En 2021, des dissensions en série au sein du CFCM, sur fond de politique toujours plus dure contre la religion musulmane, signent la fin de l’institution en tant qu’interlocuteur de référence pour l’État. Au mois de janvier, trois des neuf fédérations du CFCM refusent de signer la « charte des principes pour l’islam de France » voulue par Emmanuel Macron pour encadrer idéologiquement l’exercice du culte et contrôler les imams. Au mois de mars, quatre autres fédérations menacent de faire sécession du Conseil. C’est dans ce contexte qu’en février 2022, Gérald Darmanin réunit le Forum de l’islam de France (FORIF), dont la composition a été validée par le gouvernement, pour tenter d’en faire un nouvel interlocuteur, mieux contrôlé.

Loin d’être contradictoire avec les offensives islamophobes répétées du gouvernement – dont l’interdiction de l’abaya dans les écoles, après la loi séparatisme et la dissolution d’associations comme le CCIF, n’est que le dernier avatar – la construction d’une instance de « dialogue » entre l’État et des représentants choisis du culte musulman est une composante essentielle d’une politique plus globale de répression des populations musulmanes de France, présentées comme un ennemi intérieur. Comparée aux tentatives précédentes en ce sens, la proposition de Edouard Philippe va cependant plus loin, puisqu’elle remet en cause ouvertement la loi de 1905 et le principe de libre organisation des cultes.

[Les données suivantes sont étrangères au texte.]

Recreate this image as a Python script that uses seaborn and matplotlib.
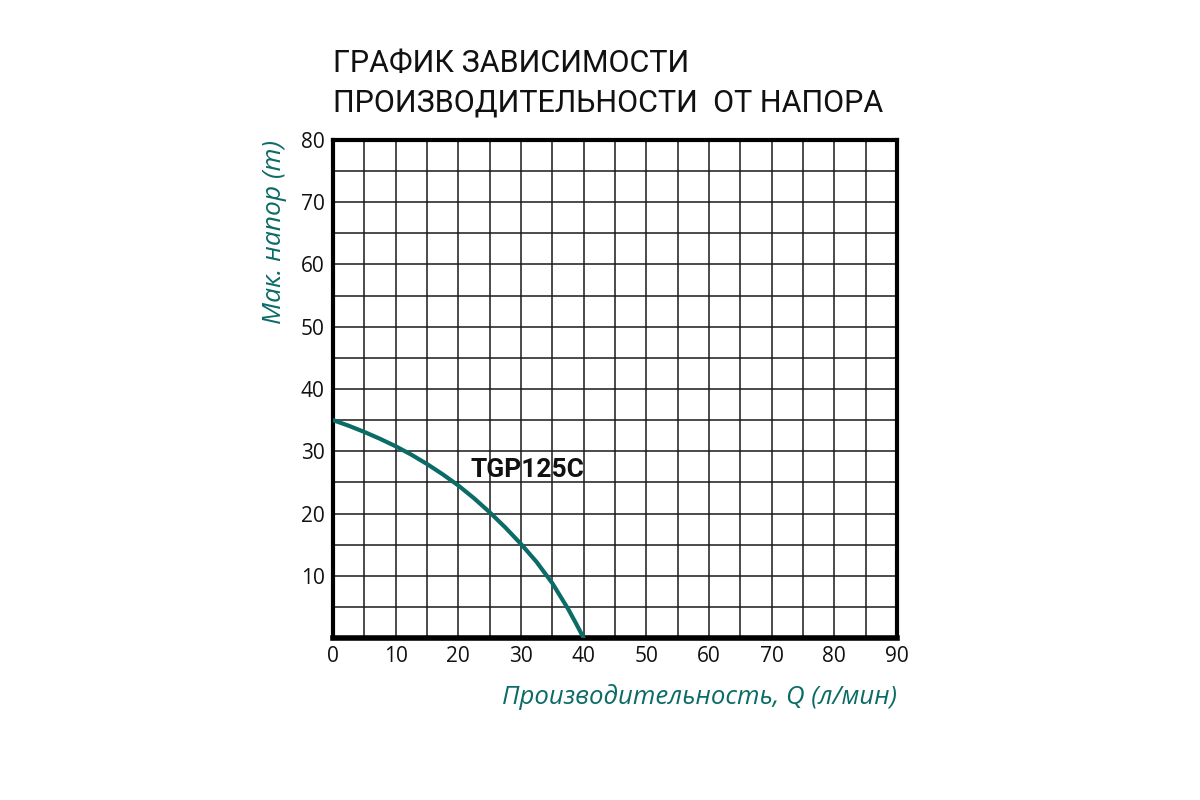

Après l’attaque en règle contre le droit d’association et la loi de 1901 qui la consacre que constituent les dissolutions en série d’associations musulmanes et luttant contre l’islamophobie, Edouard Philippe entend s’attaquer à une autre loi de la période libérale de la Troisième République en remettant en cause la non-intervention de l’Etat dans l’administration des cultes au service d’une offensive islamophobe.

S’inspirant des politiques antisémites napoléoniennes, l’État tente de compléter ses politiques discriminatoires envers les musulmans par une intervention dans l’organisation de leur culte. C’est dans la continuité de cette politique que doivent se comprendre les déclarations d’Edouard Philippe, qui poussent dans le sens d’un amendement de la loi de 1905 afin d’adopter des mesures d’exception contre les musulmans. Une perspective à combattre, aux côtés de l’ensemble des mesures racistes qui visent spécifiquement les musulmans, à l’image de la récente interdiction des abayas.